The ad by the Democrat’s House Majority PAC features all sorts of lovely video shots of Schwartz talking with someone in a cowboy hat, talking with seniors, talking in front of a school, all of which came from Schwartz’s campaign.
Asked about this amazing coincidence by the Denver Post, Schwartz parses and evades:
“I didn’t dictate anything. I didn’t coordinate anything,” she said. “I put together a campaign, a race, a fundraising strategy to run this race on my own.”
What she did was post the background video footage on her YouTube page, that was clearly intended to be used in the ad.
Schwartz video:
Commercial:
The Democratic Party has been screaming for years about this sort of campaign financing, which by the way is supposed to be independent. In other words, no coordination between the campaigns.
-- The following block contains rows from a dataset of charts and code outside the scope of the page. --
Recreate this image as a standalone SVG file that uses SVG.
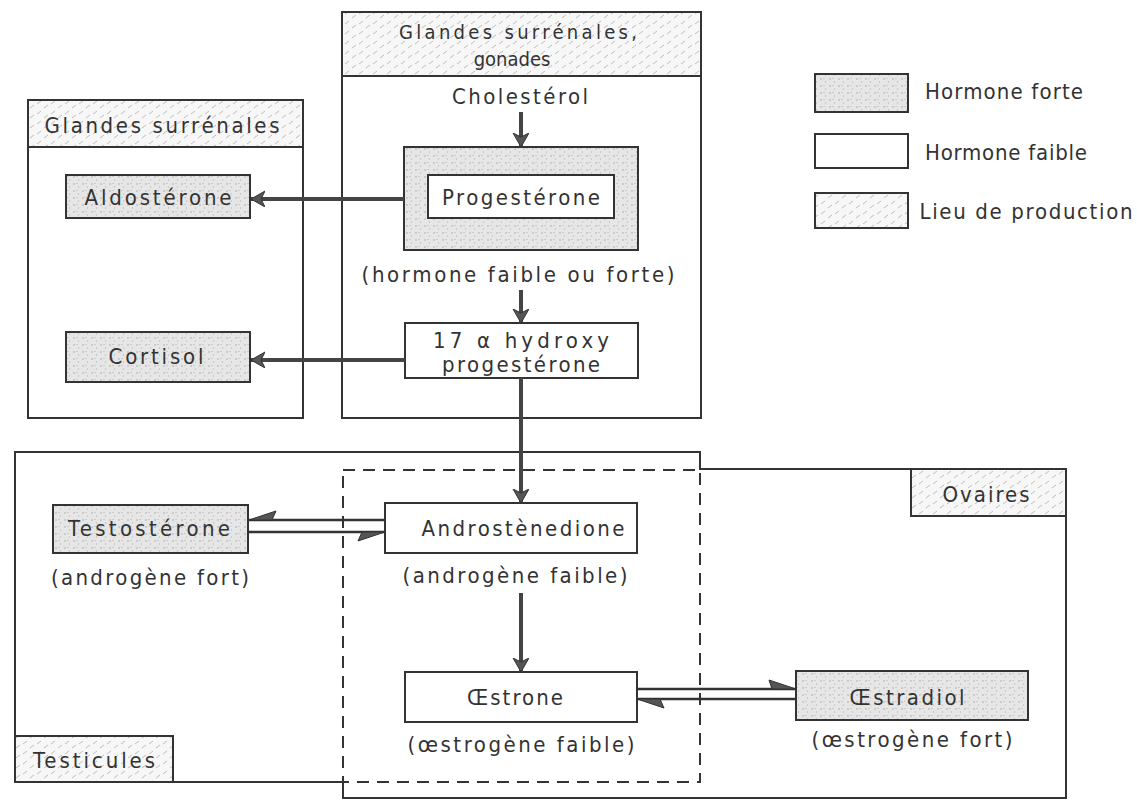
<svg xmlns="http://www.w3.org/2000/svg" width="1137" height="801" viewBox="0 0 1137 801">
<style>
text{font-family:"DejaVu Sans Condensed","Liberation Sans",sans-serif;font-size:22px;fill:#333;text-anchor:middle}
.hd{font-size:20px}
.box{stroke:#333;stroke-width:2;fill:#fff}
.forte{fill:url(#stip)}
.lieu{fill:url(#hatch)}
.region{fill:none;stroke:#333;stroke-width:2}
.dash{fill:none;stroke:#333;stroke-width:2;stroke-dasharray:12 8}
.con{stroke:#444;stroke-width:4;fill:none}
.thin{stroke:#333;stroke-width:2.5;fill:none}
.head{fill:#555;stroke:#333;stroke-width:1}
</style>
<defs>
<pattern id="stip" width="9" height="7" patternUnits="userSpaceOnUse">
<rect width="9" height="7" fill="#e6e6e6"/>
<circle cx="2" cy="2" r="0.8" fill="#aaa"/>
<circle cx="6.5" cy="5" r="0.7" fill="#bbb"/>
<rect x="4" y="1" width="2" height="0.8" fill="#c4c4c4"/>
</pattern>
<pattern id="hatch" width="14" height="10" patternUnits="userSpaceOnUse">
<rect width="14" height="10" fill="#f7f7f7"/>
<path d="M2 8 L6 5 M9 4 L13 1" stroke="#bdbdbd" stroke-width="1"/>
</pattern>
<marker id="ah" markerUnits="userSpaceOnUse" markerWidth="20" markerHeight="20" refX="14" refY="8" orient="auto">
<path d="M0 0 L14 8 L0 16 L4 8 Z" fill="#555" stroke="#333" stroke-width="1"/>
</marker>
</defs>

<g id="legend">
<rect class="box forte" x="815" y="74" width="93" height="38"/>
<text x="1004" y="99" textLength="158">Hormone forte</text>
<rect class="box" x="815" y="134" width="93" height="34"/>
<text x="1006" y="160" textLength="162">Hormone faible</text>
<rect class="box lieu" x="815" y="193" width="93" height="35"/>
<text x="1026" y="219" textLength="213">Lieu de production</text>
</g>

<g id="region-surrenales-gonades">
<rect class="box lieu" x="342" y="12" width="359" height="64"/>
<rect class="region" x="342" y="12" width="359" height="406"/>
<text class="hd" x="518" y="39" textLength="238">Glandes surrénales,</text>
<text class="hd" x="512" y="66">gonades</text>
</g>

<g id="region-surrenales">
<rect class="box lieu" x="28" y="100" width="275" height="47"/>
<rect class="region" x="28" y="100" width="275" height="318"/>
<text x="162" y="133" textLength="235">Glandes surrénales</text>
</g>

<g id="region-testicules">
<path class="region" d="M700 470 L700 452 L15 452 L15 782 L343 782"/>
<rect class="box lieu" x="15" y="736" width="158" height="46"/>
<text x="94" y="768" textLength="122">Testicules</text>
</g>

<g id="region-ovaires">
<path class="region" d="M700 469 L1066 469 L1066 798 L343 798 L343 782"/>
<rect class="box lieu" x="911" y="469" width="155" height="47"/>
<text x="986" y="502" textLength="87">Ovaires</text>
</g>

<g id="region-overlap">
<rect class="dash" x="343" y="470" width="357" height="312"/>
</g>

<g id="cholesterol">
<text x="520" y="104" textLength="136">Cholestérol</text>
</g>

<g id="progesterone">
<rect class="box forte" x="404" y="147" width="234" height="103"/>
<rect class="box" x="428" y="175" width="186" height="43"/>
<text x="521" y="205" textLength="158">Progestérone</text>
<text x="518" y="282" textLength="313">(hormone faible ou forte)</text>
</g>

<g id="aldosterone">
<rect class="box forte" x="66" y="175" width="184" height="43"/>
<text x="158" y="205" textLength="147">Aldostérone</text>
</g>

<g id="hydroxyprogesterone">
<rect class="box" x="405" y="323" width="233" height="55"/>
<text x="521" y="348" textLength="176">17 α hydroxy</text>
<text x="521" y="372" textLength="158">progestérone</text>
</g>

<g id="cortisol">
<rect class="box forte" x="66" y="332" width="184" height="50"/>
<text x="156" y="364" textLength="95">Cortisol</text>
</g>

<g id="testosterone">
<rect class="box forte" x="53" y="505" width="195" height="48"/>
<text x="149" y="536" textLength="162">Testostérone</text>
<text x="150" y="585" textLength="198">(androgène fort)</text>
</g>

<g id="androstenedione">
<rect class="box" x="385" y="503" width="252" height="50"/>
<text x="523" y="536" textLength="203">Androstènedione</text>
<text x="515" y="583" textLength="225">(androgène faible)</text>
</g>

<g id="oestrone">
<rect class="box" x="405" y="672" width="232" height="50"/>
<text x="515" y="705" textLength="96">Œstrone</text>
<text x="521" y="752" textLength="227">(œstrogène faible)</text>
</g>

<g id="oestradiol">
<rect class="box forte" x="796" y="671" width="232" height="49"/>
<text x="907" y="705" textLength="115">Œstradiol</text>
<text x="912" y="747" textLength="201">(œstrogène fort)</text>
</g>

<g id="connectors">
<line class="con" x1="521" y1="112" x2="521" y2="147" marker-end="url(#ah)"/>
<line class="con" x1="404" y1="199" x2="251" y2="199" marker-end="url(#ah)"/>
<line class="con" x1="521" y1="290" x2="521" y2="323" marker-end="url(#ah)"/>
<line class="con" x1="405" y1="360" x2="251" y2="360" marker-end="url(#ah)"/>
<line class="con" x1="521" y1="378" x2="521" y2="503" marker-end="url(#ah)"/>
<line class="con" x1="521" y1="593" x2="521" y2="672" marker-end="url(#ah)"/>
<line class="thin" x1="249" y1="520" x2="385" y2="520"/>
<path class="head" d="M249 520 L276 511 L272 520 Z"/>
<line class="thin" x1="249" y1="532" x2="385" y2="532"/>
<path class="head" d="M385 532 L358 541 L362 532 Z"/>
<line class="thin" x1="637" y1="689" x2="796" y2="689"/>
<path class="head" d="M796 689 L769 680 L772 689 Z"/>
<line class="thin" x1="637" y1="699" x2="796" y2="699"/>
<path class="head" d="M637 699 L664 708 L660 699 Z"/>
</g>
</svg>
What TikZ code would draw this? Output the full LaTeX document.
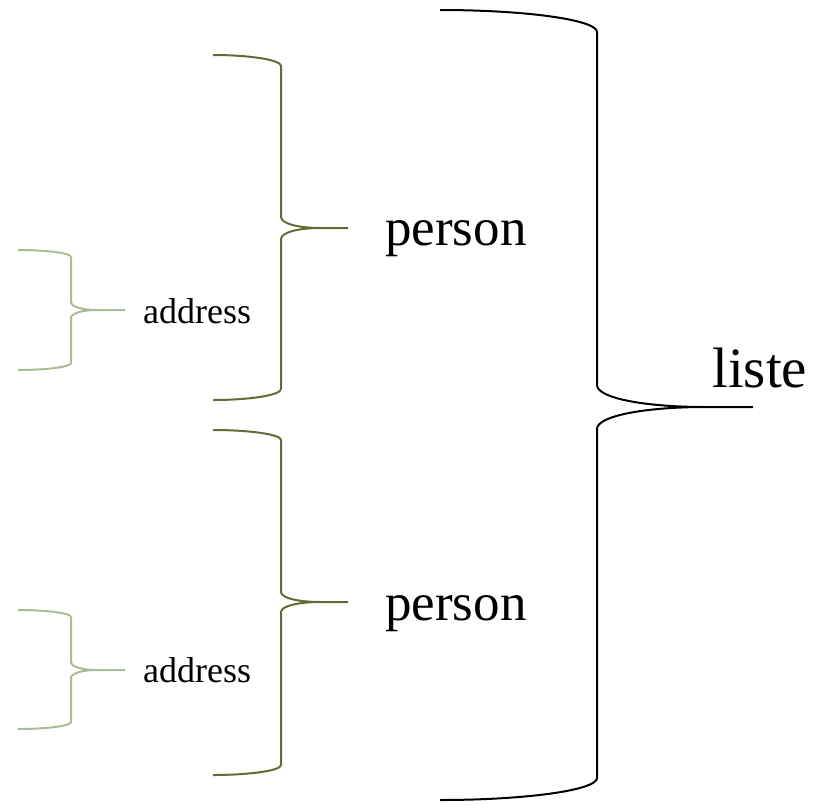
\documentclass[tikz,border=0pt]{standalone}
\usepackage{fontspec}
\setmainfont{Liberation Serif}
\definecolor{personc}{RGB}{98,108,52}
\definecolor{addrc}{RGB}{170,188,148}
% #1 x0, #2 xv, #3 xt, #4 xe, #5 yt, #6 ym, #7 yb, #8 de, #9 dm
\newcommand\bracedraw[9]{%
  \draw (#1,#5) .. controls ({#1+0.55*(#2-#1)},#5) and (#2,{#5+0.45*#8}) .. (#2,{#5+#8})
    -- (#2,{#6-#9}) .. controls (#2,{#6-0.4*#9}) and ({#2+0.45*(#3-#2)},#6) .. (#3,#6) -- (#4,#6)
    (#3,#6) .. controls ({#2+0.45*(#3-#2)},#6) and (#2,{#6+0.4*#9}) .. (#2,{#6+#9})
    -- (#2,{#7-#8}) .. controls (#2,{#7-0.45*#8}) and ({#1+0.55*(#2-#1)},#7) .. (#1,#7);}
\tikzset{
  bigbrace/.style={draw=black,line width=2pt,line join=round},
  personbrace/.style={draw=personc,line width=2pt,line join=round},
  addrbrace/.style={draw=addrc,line width=2pt,line join=round},
  lbl/.style={inner sep=0pt,anchor=base west,text=black},
}
\begin{document}
\begin{tikzpicture}[x=1pt,y=-1pt]
\useasboundingbox (0,0) rectangle (817,804);
\begin{scope}[bigbrace]
  \bracedraw{440}{597}{705}{753}{10}{407}{800}{22}{22}
\end{scope}
\begin{scope}[personbrace]
  \bracedraw{213}{281}{320}{348}{55}{228}{400}{11}{11}
  \bracedraw{213}{281}{320}{348}{430}{602}{775}{10}{10}
\end{scope}
\begin{scope}[addrbrace]
  \bracedraw{18}{71}{97}{125}{250}{310}{370}{7}{8}
  \bracedraw{18}{71}{97}{125}{610}{670}{729}{7}{8}
\end{scope}
\node[lbl,font=\fontsize{53}{60}\selectfont] (p1) at (385,245) {person};
\node[lbl,font=\fontsize{53}{60}\selectfont] (p2) at (385,620) {person};
\node[lbl,font=\fontsize{36}{42}\selectfont] (a1) at (143,323) {address};
\node[lbl,font=\fontsize{36}{42}\selectfont] (a2) at (143,682) {address};
\node[lbl,font=\fontsize{57}{64}\selectfont] (l) at (712,387) {liste};
\end{tikzpicture}
\end{document}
Here’s what the Denver Post had to say about Schwartz’s YouTube video. It doesn’t look like they are buying her excuse, either:
That two-minute clip itself is not a campaign commercial. Rather, its sole intent is to serve as background footage for outside groups. No one speaks in the clip, and by Friday afternoon, it had been viewed only 349 times.
“This sort of conduct really pushes the envelope on coordination,” said Brendan Fischer of The Campaign Legal Center, a nonpartisan watchdog group.
Ironically, the ad accuses incumbent U.S. Rep. Scott Tipton of coordinating with outside interests to draft legislation on oil and gas leases on the Thompson Divide — legislation that has never been introduced in Congress.
This is a clear case of the pot calling the kettle black, the only difference is, Schwartz’s campaign appears to have broken the law.